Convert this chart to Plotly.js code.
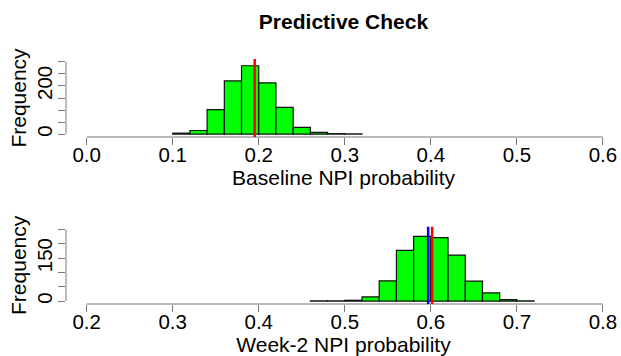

○ ○ ○ ○ ○ ○ ○

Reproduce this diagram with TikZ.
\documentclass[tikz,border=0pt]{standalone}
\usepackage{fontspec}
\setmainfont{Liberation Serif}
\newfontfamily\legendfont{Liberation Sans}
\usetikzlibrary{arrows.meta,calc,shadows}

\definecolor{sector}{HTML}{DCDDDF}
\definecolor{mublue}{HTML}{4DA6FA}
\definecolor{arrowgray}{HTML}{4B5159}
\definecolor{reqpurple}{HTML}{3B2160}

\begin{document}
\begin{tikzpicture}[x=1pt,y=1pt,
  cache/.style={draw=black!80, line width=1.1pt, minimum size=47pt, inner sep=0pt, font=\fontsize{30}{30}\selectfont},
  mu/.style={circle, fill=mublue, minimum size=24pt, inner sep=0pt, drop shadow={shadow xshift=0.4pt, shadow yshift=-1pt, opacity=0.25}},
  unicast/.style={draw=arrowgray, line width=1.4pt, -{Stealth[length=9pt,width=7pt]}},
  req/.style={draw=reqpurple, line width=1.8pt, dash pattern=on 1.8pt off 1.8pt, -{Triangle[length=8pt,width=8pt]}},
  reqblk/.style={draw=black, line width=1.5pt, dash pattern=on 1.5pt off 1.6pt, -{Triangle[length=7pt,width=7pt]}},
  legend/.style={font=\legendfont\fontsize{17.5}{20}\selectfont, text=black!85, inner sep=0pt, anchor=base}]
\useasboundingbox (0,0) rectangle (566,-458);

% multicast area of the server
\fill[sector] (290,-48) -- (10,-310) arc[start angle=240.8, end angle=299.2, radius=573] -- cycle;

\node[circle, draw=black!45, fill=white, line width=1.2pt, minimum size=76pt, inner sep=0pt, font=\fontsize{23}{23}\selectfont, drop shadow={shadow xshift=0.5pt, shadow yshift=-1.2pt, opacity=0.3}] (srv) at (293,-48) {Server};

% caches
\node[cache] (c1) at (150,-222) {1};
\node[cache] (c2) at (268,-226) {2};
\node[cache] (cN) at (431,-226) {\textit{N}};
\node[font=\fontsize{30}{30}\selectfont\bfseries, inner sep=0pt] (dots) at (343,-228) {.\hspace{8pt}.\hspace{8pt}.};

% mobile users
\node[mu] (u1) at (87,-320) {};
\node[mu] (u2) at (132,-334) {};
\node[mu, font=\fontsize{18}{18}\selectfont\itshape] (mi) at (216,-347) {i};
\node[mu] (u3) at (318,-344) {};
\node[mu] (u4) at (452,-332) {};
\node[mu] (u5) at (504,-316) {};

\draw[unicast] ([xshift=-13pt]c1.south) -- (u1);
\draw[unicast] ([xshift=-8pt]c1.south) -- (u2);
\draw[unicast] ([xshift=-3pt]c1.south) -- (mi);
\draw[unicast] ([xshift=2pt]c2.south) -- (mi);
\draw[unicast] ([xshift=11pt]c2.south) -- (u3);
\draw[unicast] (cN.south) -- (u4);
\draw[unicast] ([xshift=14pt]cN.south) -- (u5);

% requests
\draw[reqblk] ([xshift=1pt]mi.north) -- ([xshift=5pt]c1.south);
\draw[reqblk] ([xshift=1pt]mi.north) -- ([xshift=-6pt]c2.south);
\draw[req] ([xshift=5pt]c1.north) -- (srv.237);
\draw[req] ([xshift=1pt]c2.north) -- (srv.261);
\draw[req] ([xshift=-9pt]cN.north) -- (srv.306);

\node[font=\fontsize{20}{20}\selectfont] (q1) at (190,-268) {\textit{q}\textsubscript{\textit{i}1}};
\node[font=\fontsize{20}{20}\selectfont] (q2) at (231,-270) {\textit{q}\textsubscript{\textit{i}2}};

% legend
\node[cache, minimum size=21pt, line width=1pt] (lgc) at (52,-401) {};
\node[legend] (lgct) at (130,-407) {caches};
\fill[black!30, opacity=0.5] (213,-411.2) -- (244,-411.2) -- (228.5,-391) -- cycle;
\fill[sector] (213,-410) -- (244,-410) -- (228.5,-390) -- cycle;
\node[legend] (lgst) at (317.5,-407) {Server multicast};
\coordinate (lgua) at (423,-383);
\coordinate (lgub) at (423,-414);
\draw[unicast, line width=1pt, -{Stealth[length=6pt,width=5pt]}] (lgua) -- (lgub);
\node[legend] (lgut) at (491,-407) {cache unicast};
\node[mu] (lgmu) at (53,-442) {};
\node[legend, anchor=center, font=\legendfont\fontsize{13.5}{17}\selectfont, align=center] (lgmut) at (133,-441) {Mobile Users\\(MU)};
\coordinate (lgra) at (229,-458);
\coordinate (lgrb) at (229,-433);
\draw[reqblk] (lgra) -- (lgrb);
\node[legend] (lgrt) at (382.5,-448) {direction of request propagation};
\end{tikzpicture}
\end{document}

○ ○ ○ ○ ○ ○ ○

• _WHAT IS NEEDED_: Where a line in the material above holds "this", copy that line.

• _COMPLETED TASK_:
Convert this chart to Plotly.js code.
Reproduce this diagram with TikZ.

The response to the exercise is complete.